Duró al menos cinco minutos. 45 minutos después, un maremoto arrasó una urbe que ya estaba en ruinas. El cauce del río se convirtió en el basto océano. Como los lisboetas estaban celebrando la fiesta religiosa, aquellas partes altas de la ciudad que no habían sufrido daños se incendiaron a causa de las velas de los exvotos. Se estima que murieron casi cien mil personas. Lisboa era en el siglo XVIII una de las ciudades más ricas del mundo, tras dos siglos de comercio. Aún hoy son visibles las cicatrices.

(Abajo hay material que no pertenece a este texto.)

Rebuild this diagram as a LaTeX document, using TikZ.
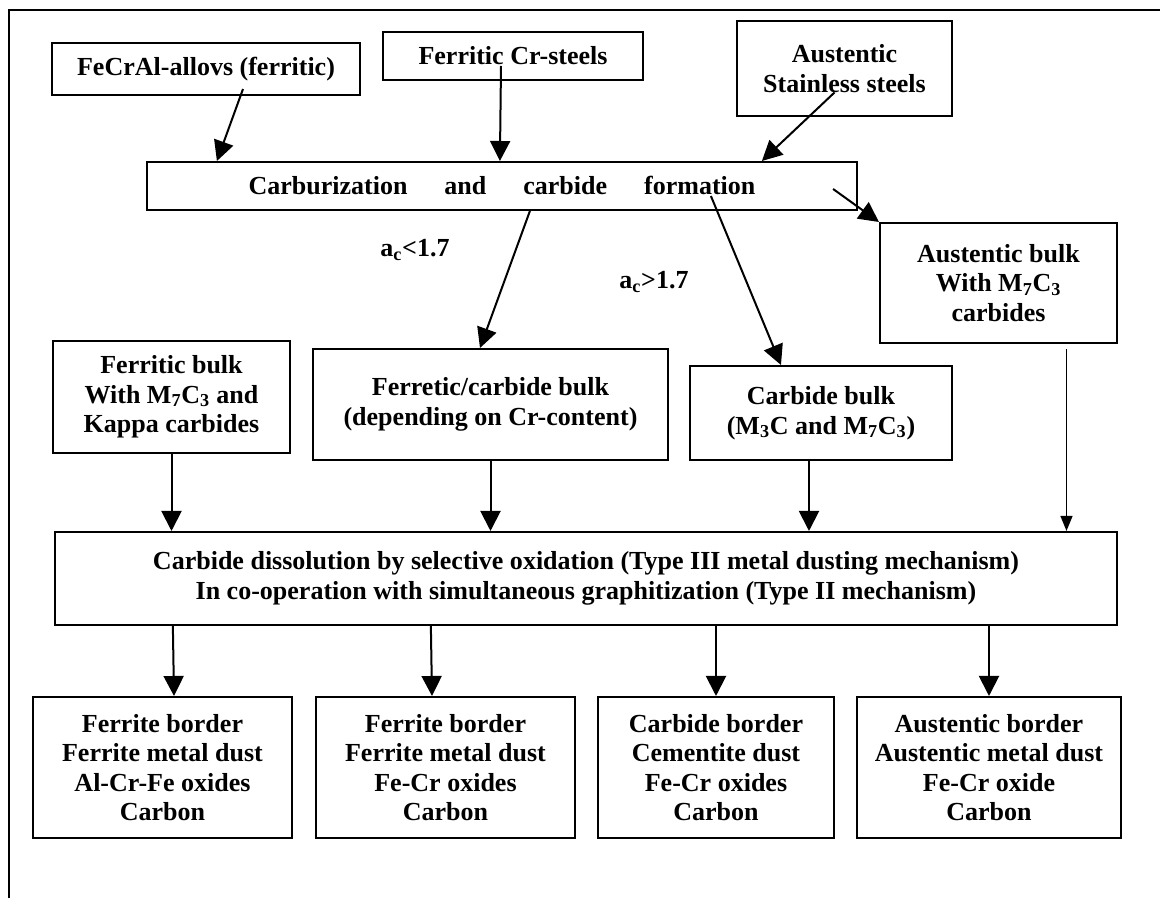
\documentclass[tikz,border=0pt]{standalone}
\usepackage{fontspec}
\setmainfont{Liberation Serif}
\usetikzlibrary{arrows.meta,calc}
\begin{document}
\begin{tikzpicture}[x=0.025cm,y=-0.025cm,
    every node/.style={font=\fontsize{18.5}{21}\selectfont\bfseries},
    box/.style={draw,line width=0.05cm,align=center,inner sep=0pt},
    arr/.style={line width=0.05cm,-{Triangle[length=0.5cm,width=0.5cm]}},
    arrsmall/.style={line width=0.04cm,-{Triangle[length=0.38cm,width=0.3cm]}}]
    \useasboundingbox (0,0) rectangle (1160,898);
    \fill[white] (0,0) rectangle (1160,898);
    \draw[line width=0.07cm] (9,905) -- (9,10) -- (1170,10);
    % starting materials
    \node[box,minimum width=7.7cm,minimum height=1.3cm] (feal) at (206,69) {FeCrAl-allovs (ferritic)};
    \node[box,minimum width=6.5cm,minimum height=1.2cm] (crst) at (513,56) {Ferritic Cr-steels};
    \node[box,minimum width=5.375cm,minimum height=2.375cm] (aust) at (844.5,68.5) {Austentic\\Stainless steels};
    % carburization
    \node[box,minimum width=17.75cm,minimum height=1.2cm] (carb) at (502,186)
        {Carburization\hspace{1.42em}and\hspace{1.42em}carbide\hspace{1.42em}formation};
    \node (lt) at (415,250) {a\textsubscript{c}<1.7};
    \node (gt) at (654,282) {a\textsubscript{c}>1.7};
    % bulk structures
    \node[box,minimum width=5.925cm,minimum height=3cm] (abulk) at (998.5,283) {Austentic bulk\\With M\textsubscript{7}C\textsubscript{3}\\carbides};
    \node[box,minimum width=5.925cm,minimum height=2.8cm] (fbulk) at (171.5,397) {Ferritic bulk\\With M\textsubscript{7}C\textsubscript{3} and\\Kappa carbides};
    \node[box,minimum width=8.875cm,minimum height=2.775cm] (fcbulk) at (490.5,404.5) {Ferretic/carbide bulk\\(depending on Cr-content)};
    \node[box,minimum width=6.55cm,minimum height=2.35cm] (cbulk) at (821,413) {Carbide bulk\\(M\textsubscript{3}C and M\textsubscript{7}C\textsubscript{3})};
    % dissolution
    \node[box,minimum width=26.55cm,minimum height=2.325cm] (diss) at (586,578.5)
        {Carbide dissolution by selective oxidation (Type III metal dusting mechanism)\\In co-operation with simultaneous graphitization (Type II mechanism)};
    % products
    \node[box,minimum width=6.475cm,minimum height=3.525cm] (pa) at (162.5,767.5) {Ferrite border\\Ferrite metal dust\\Al-Cr-Fe oxides\\Carbon};
    \node[box,minimum width=6.475cm,minimum height=3.525cm] (pb) at (445.5,767.5) {Ferrite border\\Ferrite metal dust\\Fe-Cr oxides\\Carbon};
    \node[box,minimum width=5.9cm,minimum height=3.525cm] (pc) at (716,767.5) {Carbide border\\Cementite dust\\Fe-Cr oxides\\Carbon};
    \node[box,minimum width=6.6cm,minimum height=3.525cm] (pd) at (989,767.5) {Austentic border\\Austentic metal dust\\Fe-Cr oxide\\Carbon};
    % arrows
    \draw[arr] ($(feal.south)+(37,-7)$) -- ($(carb.north west)+(71,0)$);
    \draw[arr] ($(crst.center)+(-12,10)$) -- ($(carb.north west)+(354,0)$);
    \draw[arr] ($(aust.center)+(-10,24)$) -- ($(carb.north west)+(616,0)$);
    \draw[arr] ($(carb.north east)+(-25,28)$) -- (abulk.north west);
    \draw[arr] ($(carb.south west)+(384,0)$) -- ($(fcbulk.north)+(-10.5,0)$);
    \draw[arr] ($(carb.south west)+(565,-15)$) -- ($(cbulk.north west)+(92,0)$);
    \draw[arr] (fbulk.south) -- (fbulk.south |- diss.north);
    \draw[arr] (fcbulk.south) -- (fcbulk.south |- diss.north);
    \draw[arr] ($(cbulk.south)+(-12,0)$) -- ($(cbulk.south |- diss.north)+(-12,0)$);
    \draw[arrsmall] ($(abulk.south)+(68,5)$) -- ($(abulk.south |- diss.north)+(68,0)$);
    \draw[arr] ($(diss.south west)+(119,0)$) -- ($(pa.north)+(11.5,0)$);
    \draw[arr] ($(diss.south west)+(377,0)$) -- ($(pb.north)+(-13.5,0)$);
    \draw[arr] (pc.north |- diss.south) -- (pc.north);
    \draw[arr] (pd.north |- diss.south) -- (pd.north);
\end{tikzpicture}
\end{document}
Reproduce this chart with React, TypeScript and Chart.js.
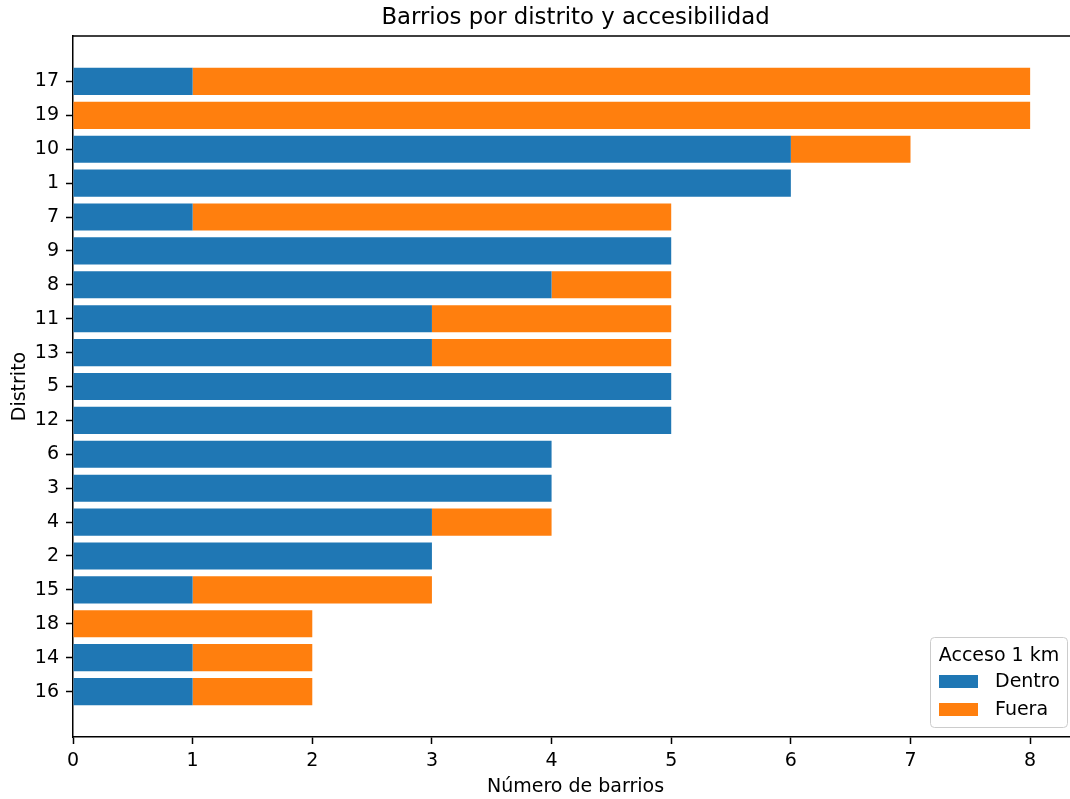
import React, { useEffect, useRef } from 'react';
import { Chart, registerables } from 'chart.js';

Chart.register(...registerables);

const FONT = "'DejaVu Sans', 'Liberation Sans', sans-serif";

const chartTitle = 'Barrios por distrito y accesibilidad';
const xAxisTitle = 'Número de barrios';
const yAxisTitle = 'Distrito';
const legendTitle = 'Acceso 1 km';

const districts = ['17', '19', '10', '1', '7', '9', '8', '11', '13', '5', '12', '6', '3', '4', '2', '15', '18', '14', '16'];
const dentro = [1, 0, 6, 6, 1, 5, 4, 3, 3, 5, 5, 4, 4, 3, 3, 1, 0, 1, 1];
const fuera = [7, 8, 1, 0, 4, 0, 1, 2, 2, 0, 0, 0, 0, 1, 0, 2, 2, 1, 1];
const seriesNames = ['Dentro', 'Fuera'];
const seriesColors = ['#1f77b4', '#ff7f0e'];
const xTickValues = [0, 1, 2, 3, 4, 5, 6, 7, 8];

export default function App() {
  const ref = useRef<HTMLCanvasElement | null>(null);

  useEffect(() => {
    document.body.style.margin = '0';
    document.body.style.overflow = 'hidden';
    const canvas = ref.current;
    if (!canvas) return;

    const overlay = {
      id: 'overlay',
      afterDraw(chart: any) {
        const ctx = chart.ctx as CanvasRenderingContext2D;
        const ca = chart.chartArea;
        ctx.save();
        // top and right spines
        ctx.strokeStyle = '#000';
        ctx.lineWidth = 1.5;
        ctx.beginPath();
        ctx.moveTo(ca.left - 0.75, ca.top);
        ctx.lineTo(ca.right, ca.top);
        ctx.moveTo(ca.right, ca.top);
        ctx.lineTo(ca.right, ca.bottom);
        ctx.stroke();

        const cx = (ca.left + ca.right) / 2;
        ctx.fillStyle = '#000';
        ctx.textAlign = 'center';
        ctx.textBaseline = 'alphabetic';
        ctx.font = `22.8px ${FONT}`;
        ctx.fillText(chartTitle, cx, ca.top - 11.6);

        ctx.font = `19px ${FONT}`;
        ctx.fillText(xAxisTitle, cx, 792);

        ctx.save();
        ctx.translate(25, (ca.top + ca.bottom) / 2);
        ctx.rotate(-Math.PI / 2);
        ctx.fillText(yAxisTitle, 0, 0);
        ctx.restore();

        // legend
        const bx = 930.5, by = 637.5, bw = 137, bh = 90;
        ctx.beginPath();
        (ctx as any).roundRect(bx, by, bw, bh, 4);
        ctx.fillStyle = 'rgba(255,255,255,0.8)';
        ctx.fill();
        ctx.strokeStyle = '#cccccc';
        ctx.lineWidth = 1;
        ctx.stroke();

        ctx.fillStyle = '#000';
        ctx.textAlign = 'center';
        ctx.fillText(legendTitle, bx + bw / 2, 661);
        ctx.textAlign = 'left';
        const rows = [687, 715];
        seriesNames.forEach((name, i) => {
          ctx.fillStyle = seriesColors[i];
          ctx.fillRect(939, rows[i] - 12, 39, 13);
          ctx.fillStyle = '#000';
          ctx.fillText(name, 995, rows[i]);
        });
        ctx.restore();
      },
    };

    const chart = new Chart(canvas, {
      type: 'bar',
      data: {
        datasets: [
          {
            label: seriesNames[0],
            data: dentro.map((v, i) => ({ x: v, y: i })),
            backgroundColor: seriesColors[0],
            borderWidth: 0,
            stack: 's',
          },
          {
            label: seriesNames[1],
            data: fuera.map((v, i) => ({ x: v, y: i })),
            backgroundColor: seriesColors[1],
            borderWidth: 0,
            stack: 's',
          },
        ],
      },
      options: {
        indexAxis: 'y',
        responsive: false,
        animation: false,
        devicePixelRatio: 1,
        layout: { padding: { top: 36, left: 0, right: 0, bottom: 0 } },
        datasets: { bar: { categoryPercentage: 1, barPercentage: 0.8 } },
        plugins: {
          legend: { display: false },
          title: { display: false },
          tooltip: { enabled: false },
        },
        scales: {
          x: {
            type: 'linear',
            stacked: true,
            offset: false,
            min: 0,
            max: 8.4,
            afterFit: (s: any) => { s.height = 62; },
            afterBuildTicks: (s: any) => { s.ticks = xTickValues.map((v) => ({ value: v })); },
            grid: {
              display: true,
              offset: false,
              drawOnChartArea: false,
              drawTicks: true,
              tickLength: 7,
              tickWidth: 1.5,
              tickColor: '#000',
            },
            border: { display: true, color: '#000', width: 1.5 },
            ticks: {
              color: '#000',
              padding: 6,
              maxRotation: 0,
              autoSkip: false,
              font: { family: FONT, size: 19 },
              callback: (v: any) => String(v),
            },
          },
          y: {
            type: 'linear',
            stacked: true,
            reverse: true,
            offset: false,
            min: -1.34,
            max: 19.34,
            afterFit: (s: any) => { s.width = 73; },
            afterBuildTicks: (s: any) => { s.ticks = districts.map((_, i) => ({ value: i })); },
            grid: {
              display: true,
              offset: false,
              drawOnChartArea: false,
              drawTicks: true,
              tickLength: 7,
              tickWidth: 1.5,
              tickColor: '#000',
            },
            border: { display: true, color: '#000', width: 1.5 },
            ticks: {
              color: '#000',
              padding: 7,
              autoSkip: false,
              font: { family: FONT, size: 19 },
              callback: (v: any) => districts[v] ?? '',
            },
          },
        },
      },
      plugins: [overlay],
    } as any);

    return () => chart.destroy();
  }, []);

  return (
    <div style={{ width: 1070, height: 799, overflow: 'hidden' }}>
      <canvas ref={ref} width={1078} height={799} style={{ display: 'block', width: 1078, height: 799 }} />
    </div>
  );
}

El viajero necesita visitar las ruinas del convento do Carmo, cerca de la Plaza do Comercio y las escenas de aquel fatídico día cobrarán sentido.

Ahora es una ciudad más ordenada, pero que no renuncia al caos de las calles estrechas. Ni a la sorpresa de los rincones y las plazas soleadas, abiertas al Atlántico y golpeadas al atardecer por una brisa marina que las llena de sal. Lisboa hay que recorrerla despacio, deteniéndose en cada esquina como quien lee a Saramago y observa a Pessoa tomar un café en el Barsileira. Solo así se podrá entender el alcance real de una ciudad maravillosa que susurra al viajero y no lo espanta con colas y rituales grotescos de turistas.

Habrá una tercera vez en la que me vuelva a encontrar con Lisboa. Pasarán los años y la ciudad seguirá esperándome, porque siempre aguarda la vuelta del visitante. Aquellos que aman Lisboa saben que verán la Torre do Belem al fondo del estuario, como un faro que indica el camino seguro. No importa lo lejos que esté uno. La luz de Lisboa se enciende dentro del viajero y no se apaciguará hasta que la colina de Alfama no se recorte en el atardecer.